== DO THIS ==
Pictures are not part of the copy. Give again exactly the lines from the one with "Rebuild this chart" to the one with "plt.rcParams['font.family'] = ['Noto", inclusive.

== DATASET EXCERPTS ==
------------

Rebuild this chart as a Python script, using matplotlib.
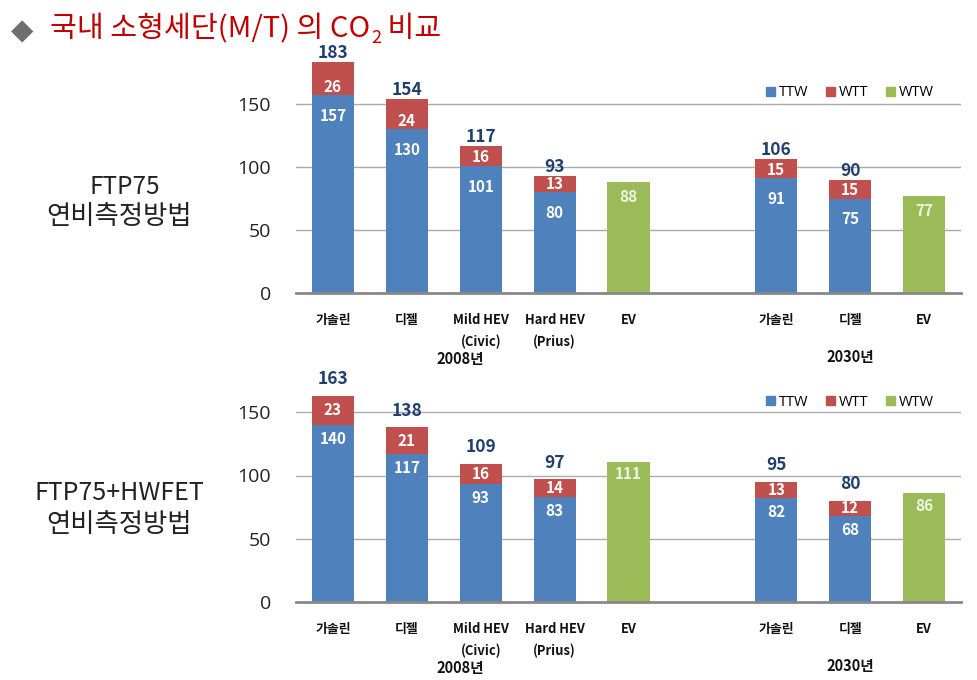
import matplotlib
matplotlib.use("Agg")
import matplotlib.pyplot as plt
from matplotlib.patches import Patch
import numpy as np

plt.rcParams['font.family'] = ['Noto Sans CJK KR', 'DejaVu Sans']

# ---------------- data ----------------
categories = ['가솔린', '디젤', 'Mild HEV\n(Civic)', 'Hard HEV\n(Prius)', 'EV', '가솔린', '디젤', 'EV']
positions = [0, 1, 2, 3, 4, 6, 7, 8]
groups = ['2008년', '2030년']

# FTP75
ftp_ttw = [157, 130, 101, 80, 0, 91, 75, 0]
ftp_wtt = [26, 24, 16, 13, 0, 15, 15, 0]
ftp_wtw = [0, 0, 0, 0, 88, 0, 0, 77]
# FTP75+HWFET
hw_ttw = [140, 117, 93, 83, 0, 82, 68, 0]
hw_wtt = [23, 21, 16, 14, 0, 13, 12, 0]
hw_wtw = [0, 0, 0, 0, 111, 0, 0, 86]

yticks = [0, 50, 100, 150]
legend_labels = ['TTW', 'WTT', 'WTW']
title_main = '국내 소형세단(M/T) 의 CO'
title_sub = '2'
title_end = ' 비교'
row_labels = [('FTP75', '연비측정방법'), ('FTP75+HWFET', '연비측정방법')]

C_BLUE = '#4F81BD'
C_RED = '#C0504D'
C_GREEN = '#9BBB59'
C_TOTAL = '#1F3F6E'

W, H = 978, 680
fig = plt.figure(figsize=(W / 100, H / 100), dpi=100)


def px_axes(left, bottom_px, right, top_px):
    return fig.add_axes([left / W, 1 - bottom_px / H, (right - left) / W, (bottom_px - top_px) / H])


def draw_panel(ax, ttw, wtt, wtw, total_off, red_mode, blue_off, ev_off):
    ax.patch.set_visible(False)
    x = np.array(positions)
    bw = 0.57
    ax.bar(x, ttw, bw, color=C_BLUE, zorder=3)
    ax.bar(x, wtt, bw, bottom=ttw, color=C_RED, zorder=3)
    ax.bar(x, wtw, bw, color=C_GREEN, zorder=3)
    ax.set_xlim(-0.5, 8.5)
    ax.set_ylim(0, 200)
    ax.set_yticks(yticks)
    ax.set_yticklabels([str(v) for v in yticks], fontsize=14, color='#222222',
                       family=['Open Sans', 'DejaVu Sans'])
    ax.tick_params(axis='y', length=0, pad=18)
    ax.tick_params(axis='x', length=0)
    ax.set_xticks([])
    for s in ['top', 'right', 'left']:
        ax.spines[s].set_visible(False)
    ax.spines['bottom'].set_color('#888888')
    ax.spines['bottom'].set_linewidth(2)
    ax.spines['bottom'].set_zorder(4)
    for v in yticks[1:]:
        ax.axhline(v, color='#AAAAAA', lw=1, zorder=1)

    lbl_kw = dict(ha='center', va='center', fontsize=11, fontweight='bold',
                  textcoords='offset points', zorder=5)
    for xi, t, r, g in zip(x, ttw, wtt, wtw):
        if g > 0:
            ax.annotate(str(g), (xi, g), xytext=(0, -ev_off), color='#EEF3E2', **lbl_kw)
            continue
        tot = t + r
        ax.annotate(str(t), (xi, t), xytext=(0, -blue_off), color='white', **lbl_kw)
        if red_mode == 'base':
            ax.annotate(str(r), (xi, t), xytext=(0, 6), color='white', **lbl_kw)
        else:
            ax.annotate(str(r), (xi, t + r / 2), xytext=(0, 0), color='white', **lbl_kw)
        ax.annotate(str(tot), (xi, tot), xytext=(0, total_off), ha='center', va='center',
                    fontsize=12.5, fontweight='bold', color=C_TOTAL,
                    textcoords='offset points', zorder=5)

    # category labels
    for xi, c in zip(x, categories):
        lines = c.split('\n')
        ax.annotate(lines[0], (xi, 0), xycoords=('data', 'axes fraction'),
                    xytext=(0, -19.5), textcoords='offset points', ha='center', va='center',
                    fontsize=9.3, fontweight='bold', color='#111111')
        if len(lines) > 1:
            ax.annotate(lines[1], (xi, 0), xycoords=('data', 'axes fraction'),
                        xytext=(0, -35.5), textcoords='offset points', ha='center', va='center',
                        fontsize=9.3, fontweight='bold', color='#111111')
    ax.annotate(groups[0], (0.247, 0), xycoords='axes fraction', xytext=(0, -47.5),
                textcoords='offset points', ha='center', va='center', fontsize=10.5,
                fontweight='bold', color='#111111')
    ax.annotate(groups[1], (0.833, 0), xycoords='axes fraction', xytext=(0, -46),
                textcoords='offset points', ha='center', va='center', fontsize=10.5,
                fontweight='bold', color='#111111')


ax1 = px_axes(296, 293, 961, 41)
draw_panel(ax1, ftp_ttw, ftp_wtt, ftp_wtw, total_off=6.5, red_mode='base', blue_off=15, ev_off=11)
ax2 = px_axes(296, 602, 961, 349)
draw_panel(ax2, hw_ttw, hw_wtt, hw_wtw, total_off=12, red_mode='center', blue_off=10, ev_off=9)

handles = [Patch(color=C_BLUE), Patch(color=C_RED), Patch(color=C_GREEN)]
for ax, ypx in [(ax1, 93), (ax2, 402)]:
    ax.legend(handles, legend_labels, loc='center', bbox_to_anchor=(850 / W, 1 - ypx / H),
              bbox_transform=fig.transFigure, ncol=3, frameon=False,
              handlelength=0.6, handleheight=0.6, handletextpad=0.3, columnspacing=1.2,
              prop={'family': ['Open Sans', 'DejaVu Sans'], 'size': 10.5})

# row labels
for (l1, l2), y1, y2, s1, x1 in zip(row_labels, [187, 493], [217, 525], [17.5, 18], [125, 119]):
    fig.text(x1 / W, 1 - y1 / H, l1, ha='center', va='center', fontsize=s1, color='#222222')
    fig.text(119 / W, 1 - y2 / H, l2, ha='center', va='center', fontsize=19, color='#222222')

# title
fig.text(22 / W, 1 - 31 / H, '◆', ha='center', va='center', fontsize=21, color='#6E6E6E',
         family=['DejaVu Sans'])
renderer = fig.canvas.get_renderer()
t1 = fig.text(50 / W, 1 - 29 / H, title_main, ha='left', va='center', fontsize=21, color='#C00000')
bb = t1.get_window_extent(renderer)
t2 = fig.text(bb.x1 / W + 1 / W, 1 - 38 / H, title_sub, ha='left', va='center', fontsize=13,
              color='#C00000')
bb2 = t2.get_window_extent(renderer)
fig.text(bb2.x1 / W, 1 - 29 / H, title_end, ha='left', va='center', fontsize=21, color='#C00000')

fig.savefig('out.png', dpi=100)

------------

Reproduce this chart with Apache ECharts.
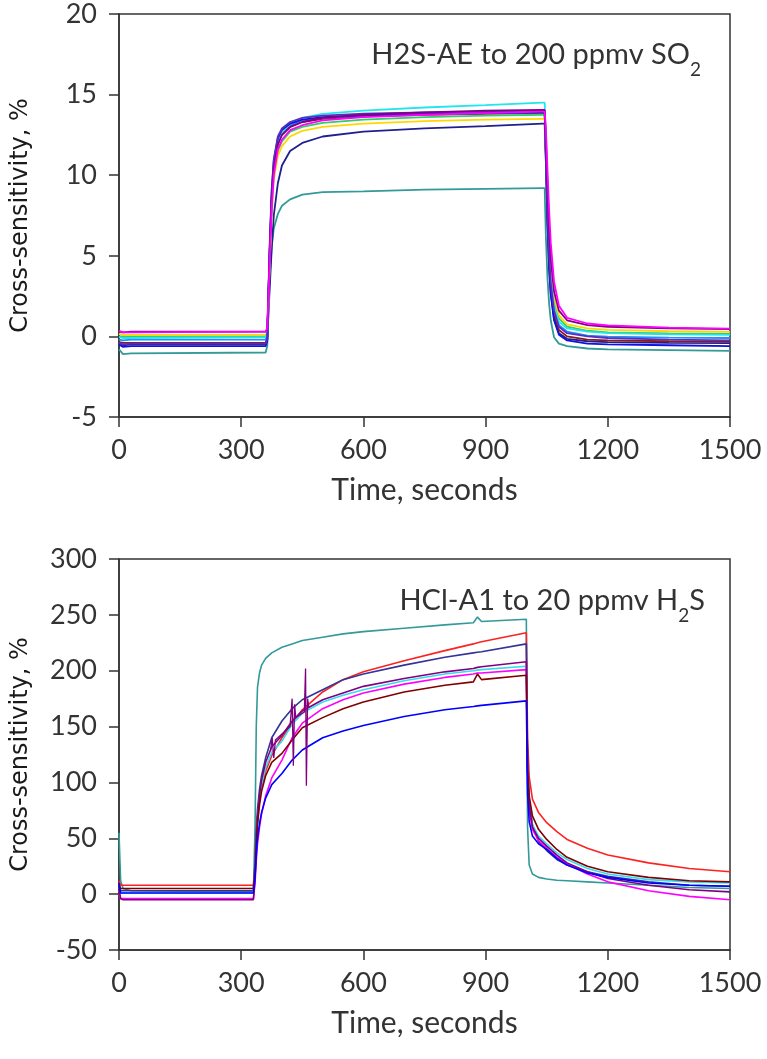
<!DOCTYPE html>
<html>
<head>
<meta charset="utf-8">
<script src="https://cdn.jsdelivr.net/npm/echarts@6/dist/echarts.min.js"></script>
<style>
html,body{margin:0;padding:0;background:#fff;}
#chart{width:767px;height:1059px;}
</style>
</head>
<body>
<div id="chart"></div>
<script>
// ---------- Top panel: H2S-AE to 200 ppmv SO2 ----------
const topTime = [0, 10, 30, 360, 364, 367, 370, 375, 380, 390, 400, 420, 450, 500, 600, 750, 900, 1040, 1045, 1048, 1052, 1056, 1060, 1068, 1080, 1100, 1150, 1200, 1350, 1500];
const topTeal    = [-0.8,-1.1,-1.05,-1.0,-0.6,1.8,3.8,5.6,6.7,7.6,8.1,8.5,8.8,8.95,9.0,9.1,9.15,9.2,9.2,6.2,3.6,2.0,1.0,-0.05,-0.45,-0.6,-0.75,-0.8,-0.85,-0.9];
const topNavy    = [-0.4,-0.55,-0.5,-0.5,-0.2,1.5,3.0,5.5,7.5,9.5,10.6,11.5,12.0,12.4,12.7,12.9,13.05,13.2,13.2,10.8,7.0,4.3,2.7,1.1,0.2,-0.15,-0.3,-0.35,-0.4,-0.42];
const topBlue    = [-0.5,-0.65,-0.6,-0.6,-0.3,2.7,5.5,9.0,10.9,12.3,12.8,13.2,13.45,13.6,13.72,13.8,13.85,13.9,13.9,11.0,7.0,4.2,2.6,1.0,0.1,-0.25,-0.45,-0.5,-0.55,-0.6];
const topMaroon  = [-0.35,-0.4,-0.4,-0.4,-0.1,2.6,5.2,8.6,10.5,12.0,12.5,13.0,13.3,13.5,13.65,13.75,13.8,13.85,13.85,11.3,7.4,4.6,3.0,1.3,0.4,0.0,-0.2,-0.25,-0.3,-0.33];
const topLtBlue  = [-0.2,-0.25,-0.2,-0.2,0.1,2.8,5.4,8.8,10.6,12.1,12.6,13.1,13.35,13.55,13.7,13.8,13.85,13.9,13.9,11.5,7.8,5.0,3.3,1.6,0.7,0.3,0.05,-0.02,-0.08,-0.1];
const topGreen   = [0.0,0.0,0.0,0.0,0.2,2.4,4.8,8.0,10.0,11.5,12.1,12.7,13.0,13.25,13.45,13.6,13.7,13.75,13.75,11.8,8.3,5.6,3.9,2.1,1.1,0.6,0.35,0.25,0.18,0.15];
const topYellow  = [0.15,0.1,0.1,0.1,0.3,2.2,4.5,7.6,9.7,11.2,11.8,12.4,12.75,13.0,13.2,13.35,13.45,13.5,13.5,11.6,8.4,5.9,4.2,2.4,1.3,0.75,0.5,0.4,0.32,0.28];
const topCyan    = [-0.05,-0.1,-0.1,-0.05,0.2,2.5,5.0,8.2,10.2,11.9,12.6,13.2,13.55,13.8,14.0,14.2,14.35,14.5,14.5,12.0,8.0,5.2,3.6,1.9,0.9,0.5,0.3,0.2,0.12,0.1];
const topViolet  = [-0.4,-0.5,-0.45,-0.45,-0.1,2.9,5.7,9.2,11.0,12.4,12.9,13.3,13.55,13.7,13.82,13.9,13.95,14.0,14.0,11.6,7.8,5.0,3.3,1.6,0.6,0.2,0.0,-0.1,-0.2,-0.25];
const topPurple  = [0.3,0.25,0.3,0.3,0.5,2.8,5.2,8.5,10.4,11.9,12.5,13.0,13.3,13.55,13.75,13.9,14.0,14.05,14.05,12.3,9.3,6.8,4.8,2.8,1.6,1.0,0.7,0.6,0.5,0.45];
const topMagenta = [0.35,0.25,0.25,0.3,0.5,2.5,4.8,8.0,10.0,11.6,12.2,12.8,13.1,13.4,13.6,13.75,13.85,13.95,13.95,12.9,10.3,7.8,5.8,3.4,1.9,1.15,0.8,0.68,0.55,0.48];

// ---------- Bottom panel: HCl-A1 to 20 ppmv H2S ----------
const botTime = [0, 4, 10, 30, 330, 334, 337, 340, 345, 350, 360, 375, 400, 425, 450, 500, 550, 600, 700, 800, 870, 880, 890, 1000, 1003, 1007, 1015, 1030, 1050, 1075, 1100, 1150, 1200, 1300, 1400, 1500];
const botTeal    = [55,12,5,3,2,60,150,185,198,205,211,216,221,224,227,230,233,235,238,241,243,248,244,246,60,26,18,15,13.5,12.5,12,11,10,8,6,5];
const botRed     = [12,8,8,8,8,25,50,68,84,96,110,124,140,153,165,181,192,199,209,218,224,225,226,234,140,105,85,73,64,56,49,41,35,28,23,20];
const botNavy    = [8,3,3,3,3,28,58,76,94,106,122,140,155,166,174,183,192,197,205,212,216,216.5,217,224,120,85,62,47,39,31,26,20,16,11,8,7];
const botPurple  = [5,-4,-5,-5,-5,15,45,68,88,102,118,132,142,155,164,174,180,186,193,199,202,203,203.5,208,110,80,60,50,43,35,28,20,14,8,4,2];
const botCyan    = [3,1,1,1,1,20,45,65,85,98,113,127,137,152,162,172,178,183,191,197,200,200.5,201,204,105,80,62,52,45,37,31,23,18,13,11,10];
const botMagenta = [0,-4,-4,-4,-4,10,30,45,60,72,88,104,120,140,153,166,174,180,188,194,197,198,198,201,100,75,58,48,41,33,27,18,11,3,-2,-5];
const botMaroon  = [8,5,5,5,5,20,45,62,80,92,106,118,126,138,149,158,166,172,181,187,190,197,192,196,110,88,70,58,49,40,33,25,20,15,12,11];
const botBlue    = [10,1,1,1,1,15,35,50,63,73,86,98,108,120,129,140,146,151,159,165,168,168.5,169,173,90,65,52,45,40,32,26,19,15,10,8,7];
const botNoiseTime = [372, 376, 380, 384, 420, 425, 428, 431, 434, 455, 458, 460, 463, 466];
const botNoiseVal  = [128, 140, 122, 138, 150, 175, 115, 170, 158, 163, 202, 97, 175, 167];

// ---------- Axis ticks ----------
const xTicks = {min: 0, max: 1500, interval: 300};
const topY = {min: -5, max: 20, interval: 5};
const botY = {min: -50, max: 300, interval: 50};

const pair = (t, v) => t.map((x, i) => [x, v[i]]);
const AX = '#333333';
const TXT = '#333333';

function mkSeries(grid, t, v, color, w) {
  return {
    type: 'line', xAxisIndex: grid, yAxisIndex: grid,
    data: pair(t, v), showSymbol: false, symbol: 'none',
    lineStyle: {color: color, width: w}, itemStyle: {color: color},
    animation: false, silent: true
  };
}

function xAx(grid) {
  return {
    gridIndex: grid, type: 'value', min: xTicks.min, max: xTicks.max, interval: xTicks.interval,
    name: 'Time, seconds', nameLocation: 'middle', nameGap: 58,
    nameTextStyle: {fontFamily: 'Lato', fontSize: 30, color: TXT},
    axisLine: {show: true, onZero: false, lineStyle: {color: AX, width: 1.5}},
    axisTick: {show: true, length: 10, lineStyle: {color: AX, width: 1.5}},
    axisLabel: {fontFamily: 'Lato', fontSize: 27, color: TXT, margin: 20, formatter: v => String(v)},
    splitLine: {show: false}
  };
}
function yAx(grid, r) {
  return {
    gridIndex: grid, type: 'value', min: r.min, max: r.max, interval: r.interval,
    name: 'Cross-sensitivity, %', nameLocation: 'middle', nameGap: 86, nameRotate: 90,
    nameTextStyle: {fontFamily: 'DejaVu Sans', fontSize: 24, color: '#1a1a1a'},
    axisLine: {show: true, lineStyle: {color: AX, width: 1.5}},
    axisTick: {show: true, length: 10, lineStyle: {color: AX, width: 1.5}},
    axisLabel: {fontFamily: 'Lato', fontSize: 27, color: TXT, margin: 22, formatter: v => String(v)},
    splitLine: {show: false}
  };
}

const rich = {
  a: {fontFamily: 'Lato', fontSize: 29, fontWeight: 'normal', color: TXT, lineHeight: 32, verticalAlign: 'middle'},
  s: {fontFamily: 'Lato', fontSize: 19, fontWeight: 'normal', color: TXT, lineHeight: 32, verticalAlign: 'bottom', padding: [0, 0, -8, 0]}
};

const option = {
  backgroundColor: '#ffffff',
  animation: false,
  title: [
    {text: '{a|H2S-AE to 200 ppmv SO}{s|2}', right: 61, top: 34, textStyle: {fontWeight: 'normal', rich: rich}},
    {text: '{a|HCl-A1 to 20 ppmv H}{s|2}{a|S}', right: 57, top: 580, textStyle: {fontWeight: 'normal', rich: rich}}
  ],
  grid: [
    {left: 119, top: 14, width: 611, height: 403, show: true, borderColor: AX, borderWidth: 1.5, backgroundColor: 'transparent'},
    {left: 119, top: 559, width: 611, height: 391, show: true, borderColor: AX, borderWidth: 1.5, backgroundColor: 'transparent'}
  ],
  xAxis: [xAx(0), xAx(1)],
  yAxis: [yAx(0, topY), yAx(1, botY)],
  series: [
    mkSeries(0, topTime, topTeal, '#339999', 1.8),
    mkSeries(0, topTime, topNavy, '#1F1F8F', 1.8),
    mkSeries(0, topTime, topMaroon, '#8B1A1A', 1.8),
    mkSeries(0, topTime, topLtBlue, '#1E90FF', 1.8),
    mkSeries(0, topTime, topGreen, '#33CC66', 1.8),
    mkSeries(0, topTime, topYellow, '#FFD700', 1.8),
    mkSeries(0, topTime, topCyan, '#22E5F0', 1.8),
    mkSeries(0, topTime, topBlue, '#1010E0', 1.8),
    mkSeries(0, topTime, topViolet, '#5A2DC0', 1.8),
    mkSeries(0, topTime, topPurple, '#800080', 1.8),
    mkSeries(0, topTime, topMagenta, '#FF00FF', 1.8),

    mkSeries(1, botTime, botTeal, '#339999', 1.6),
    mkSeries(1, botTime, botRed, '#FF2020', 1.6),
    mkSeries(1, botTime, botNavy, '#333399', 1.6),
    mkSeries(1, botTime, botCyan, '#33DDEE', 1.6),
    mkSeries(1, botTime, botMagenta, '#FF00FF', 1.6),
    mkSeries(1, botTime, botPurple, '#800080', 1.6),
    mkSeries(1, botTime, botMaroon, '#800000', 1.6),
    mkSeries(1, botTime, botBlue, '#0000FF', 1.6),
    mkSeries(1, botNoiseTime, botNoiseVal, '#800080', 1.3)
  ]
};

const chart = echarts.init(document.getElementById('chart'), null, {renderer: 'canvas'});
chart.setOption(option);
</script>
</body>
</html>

------------

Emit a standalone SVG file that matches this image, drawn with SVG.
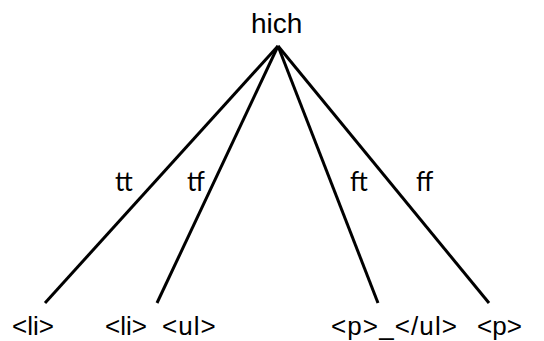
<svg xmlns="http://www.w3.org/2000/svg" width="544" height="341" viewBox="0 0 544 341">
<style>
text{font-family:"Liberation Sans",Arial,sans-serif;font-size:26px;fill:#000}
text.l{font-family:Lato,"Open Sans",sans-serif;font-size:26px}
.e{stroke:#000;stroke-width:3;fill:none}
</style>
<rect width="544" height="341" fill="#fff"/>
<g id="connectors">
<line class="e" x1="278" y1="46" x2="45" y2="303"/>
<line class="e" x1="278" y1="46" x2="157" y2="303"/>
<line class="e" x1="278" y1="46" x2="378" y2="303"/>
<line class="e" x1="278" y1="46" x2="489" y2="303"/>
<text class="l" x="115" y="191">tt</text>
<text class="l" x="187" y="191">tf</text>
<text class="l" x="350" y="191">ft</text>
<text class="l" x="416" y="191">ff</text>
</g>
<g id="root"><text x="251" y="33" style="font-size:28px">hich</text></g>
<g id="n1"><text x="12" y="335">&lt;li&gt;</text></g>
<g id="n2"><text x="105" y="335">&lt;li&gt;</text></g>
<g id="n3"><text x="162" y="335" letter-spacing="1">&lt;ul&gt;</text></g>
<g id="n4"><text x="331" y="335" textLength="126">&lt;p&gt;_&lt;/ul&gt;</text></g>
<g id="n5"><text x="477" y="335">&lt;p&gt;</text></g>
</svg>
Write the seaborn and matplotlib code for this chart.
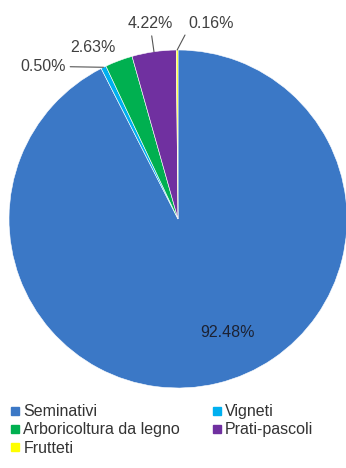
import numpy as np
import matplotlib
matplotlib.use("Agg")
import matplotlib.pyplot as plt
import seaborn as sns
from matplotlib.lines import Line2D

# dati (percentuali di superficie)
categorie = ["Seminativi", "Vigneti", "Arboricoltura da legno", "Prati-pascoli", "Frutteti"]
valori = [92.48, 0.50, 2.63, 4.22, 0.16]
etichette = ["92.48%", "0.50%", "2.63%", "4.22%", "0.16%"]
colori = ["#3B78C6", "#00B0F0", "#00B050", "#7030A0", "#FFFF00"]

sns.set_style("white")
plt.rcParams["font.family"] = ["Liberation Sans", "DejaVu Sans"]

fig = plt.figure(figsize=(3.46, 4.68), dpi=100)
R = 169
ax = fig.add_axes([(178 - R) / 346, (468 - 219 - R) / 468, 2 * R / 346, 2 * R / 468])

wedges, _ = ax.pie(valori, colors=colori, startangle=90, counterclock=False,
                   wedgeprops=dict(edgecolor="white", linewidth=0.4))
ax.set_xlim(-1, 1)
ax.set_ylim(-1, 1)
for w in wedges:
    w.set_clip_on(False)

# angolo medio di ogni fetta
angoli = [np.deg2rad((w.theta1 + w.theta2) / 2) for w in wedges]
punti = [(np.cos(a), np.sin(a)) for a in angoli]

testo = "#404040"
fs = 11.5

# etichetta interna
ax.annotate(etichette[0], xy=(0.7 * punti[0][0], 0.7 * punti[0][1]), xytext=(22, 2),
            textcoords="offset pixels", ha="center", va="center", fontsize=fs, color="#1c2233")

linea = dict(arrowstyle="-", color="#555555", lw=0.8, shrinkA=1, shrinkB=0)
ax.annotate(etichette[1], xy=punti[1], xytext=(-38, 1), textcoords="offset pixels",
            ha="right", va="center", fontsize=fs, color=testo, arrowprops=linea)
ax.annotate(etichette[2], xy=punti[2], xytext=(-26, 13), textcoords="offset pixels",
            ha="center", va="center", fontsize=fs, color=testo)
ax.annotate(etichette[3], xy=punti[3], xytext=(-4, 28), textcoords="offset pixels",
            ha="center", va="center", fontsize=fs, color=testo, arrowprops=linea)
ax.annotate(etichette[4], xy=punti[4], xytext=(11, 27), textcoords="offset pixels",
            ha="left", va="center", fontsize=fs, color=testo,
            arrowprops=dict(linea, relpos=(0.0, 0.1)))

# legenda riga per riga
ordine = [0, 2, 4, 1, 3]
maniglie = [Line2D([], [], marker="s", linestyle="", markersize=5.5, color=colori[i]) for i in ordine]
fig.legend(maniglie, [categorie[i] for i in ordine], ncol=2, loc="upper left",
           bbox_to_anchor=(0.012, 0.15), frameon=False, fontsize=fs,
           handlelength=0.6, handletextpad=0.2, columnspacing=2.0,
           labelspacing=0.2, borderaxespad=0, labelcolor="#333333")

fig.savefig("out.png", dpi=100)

------------

== EXPECTED ANSWER ==
Rebuild this chart as a Python script, using matplotlib.
import matplotlib
matplotlib.use("Agg")
import matplotlib.pyplot as plt
from matplotlib.patches import Patch
import numpy as np

plt.rcParams['font.family'] = ['Noto Sans CJK KR', 'DejaVu Sans']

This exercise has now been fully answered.